This is Tatiana Berg.
I'm a painter living and working in Brooklyn, NY.

On Graduate School

from Two Coats of Paint:

How do you like graduate school? What’s the best feedback you’ve received about your work? What’s the most ridiculous thing you heard in the final crits?

I’m a bundle of doubts when it comes to grad school. You get a lot of conflicting advice when you apply, and I spend every day going, “oh god, is it worth it?! is this worth it?!?” because it’s an idiotic amount of money.

The best part of grad school, of course, is the other students. I like being part of a gang. I’m lucky because I entered in a year with a lot of good-hearted, hard working, painterly painters that I have a lot in common with. I had a certain amount of skepticism of entering an interdisciplinary program (as opposed to medium-specific one, like just painting or just sculpture) and indeed sometimes I sigh and after my tenth studio visit where I waste the first twenty minutes simply justifying the existence of abstract painting to, like, a video artist, I kind of want them to send me some more painters once in a while.

I like talking shop, and there are some graduate painters that come from non-art school background who could benefit from and are interested in some basic painting “tech support.” I would’ve argued before that grad school is largely past the time for that sort of thing but it still seems relevant, especially to the material-based, process-based artists

The big plus of being in an interdisciplinary program comes out not from the one-on-one faculty visits, but the group crits. You know how the audience on Who Wants to be a Millionaire? is always right? That’s what the group crits are like. It course-corrects. You get the benefit of a wide variety of perspectives, but the group is thoughtful enough to stop the total run-away trains so you don’t spend two hours debating clear pushpins versus white pushpins, or something. I felt like it was my own thought process, speed up x10 and it gave me sooo many ideas.

The best advice I’ve gotten probably came from either Dana Schutz, who I was assigned as a mentor and who I AM IN LOVE WITH, and Keith Mayerson who is like an amazing, kind-hearted person and incredibly dedicated teacher. I’m trying to think of what his best advice is; in my case he plays the important role of cheerleadering that keeps me from being cynical or overly miserable about my own work. Like, “don’t swallow the bitter pill,” “don’t fall into the trap of production,” “if someone rolls you a ball, pick it up and roll it back,” etc. Stuff that doesn’t make sense out of context.

The bad advice comes from professors who are obviously tired from doing twenty studio visits in a row. I find that the worst advice is very specific. Like, someone will be talking and saying “these shouldn’t even be paintings, you should be making digital animations” or “you should use opaque colors, and tape off your edges, and use a grid…” and you realize that they’re telling you to make their work and you need to stop listening.

I had one studio visit where she kept on seizing on anything I said and taking it to its furthest, dumbest extreme. I said something about anthropomorphizing the canvas and she was all, “In that case you should make CANVASES IN THE SHAPE OF PEOPLE” and I was “ughghghghhhhghghh.”

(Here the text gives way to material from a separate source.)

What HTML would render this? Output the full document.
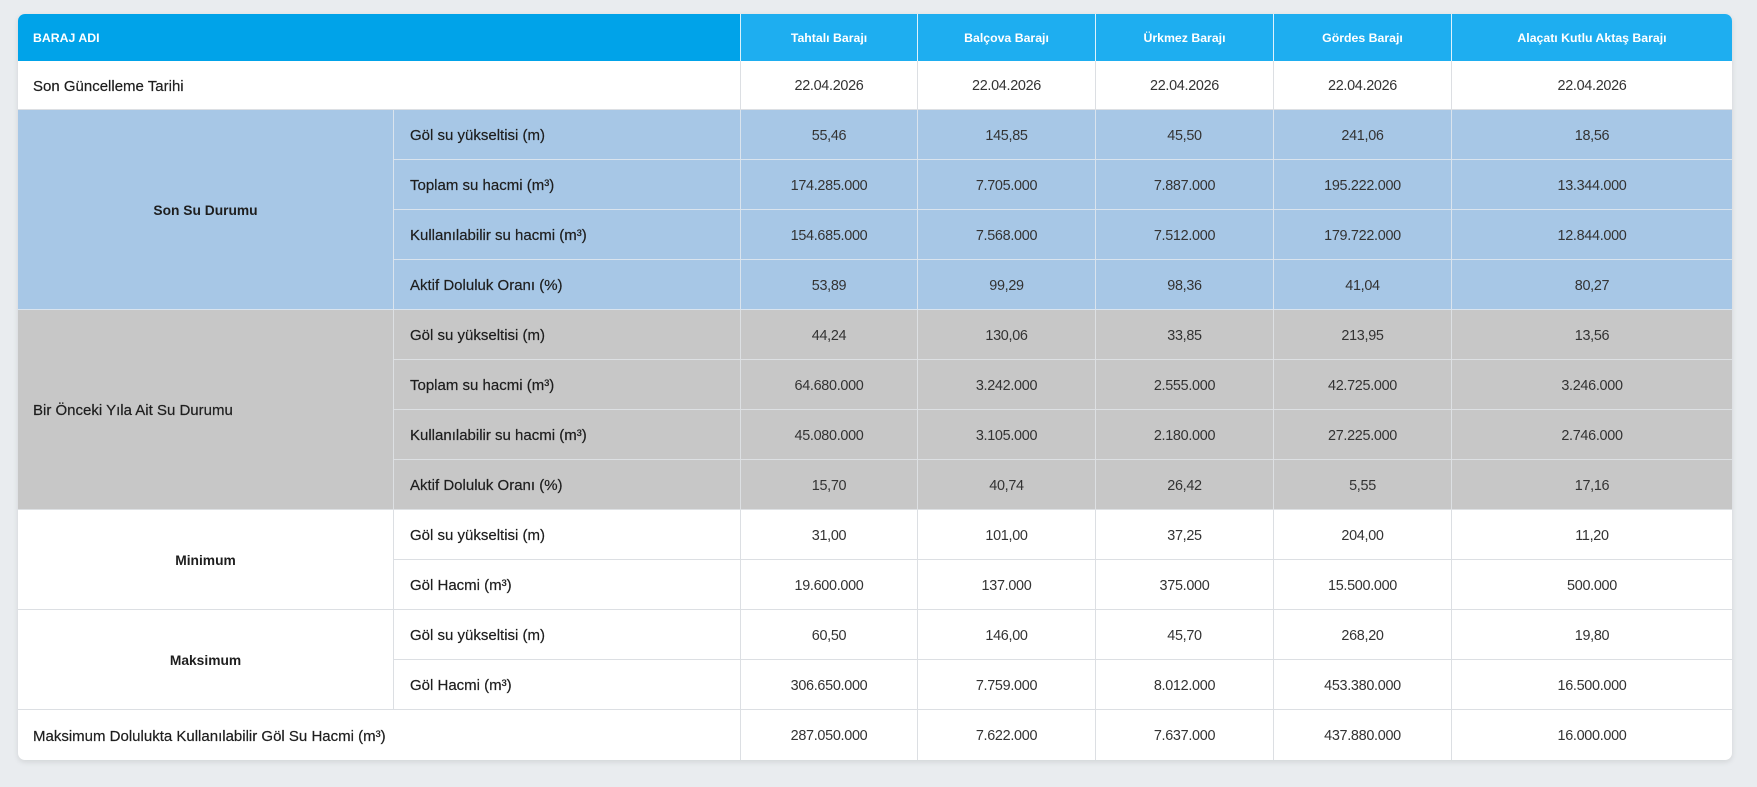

I’m also a little tired of a certain pedagogical attitude I’ve noticed where the knee-jerk reaction is just to ask you to do the opposite of whatever you’re doing. Systematically. It’s intended as a “challenge,” but I look into their tired face and see that they haven’t really entered their work and are pulling from a bag of aphorisms.

I still feel like I’m at the beginning of this! After one semester I don’t feel like I’ve entirely made up my mind. I’m painting a ton and my work has been changing lightning-fast, but sometimes I think that’s because I was at a tipping point anyway. To be continued.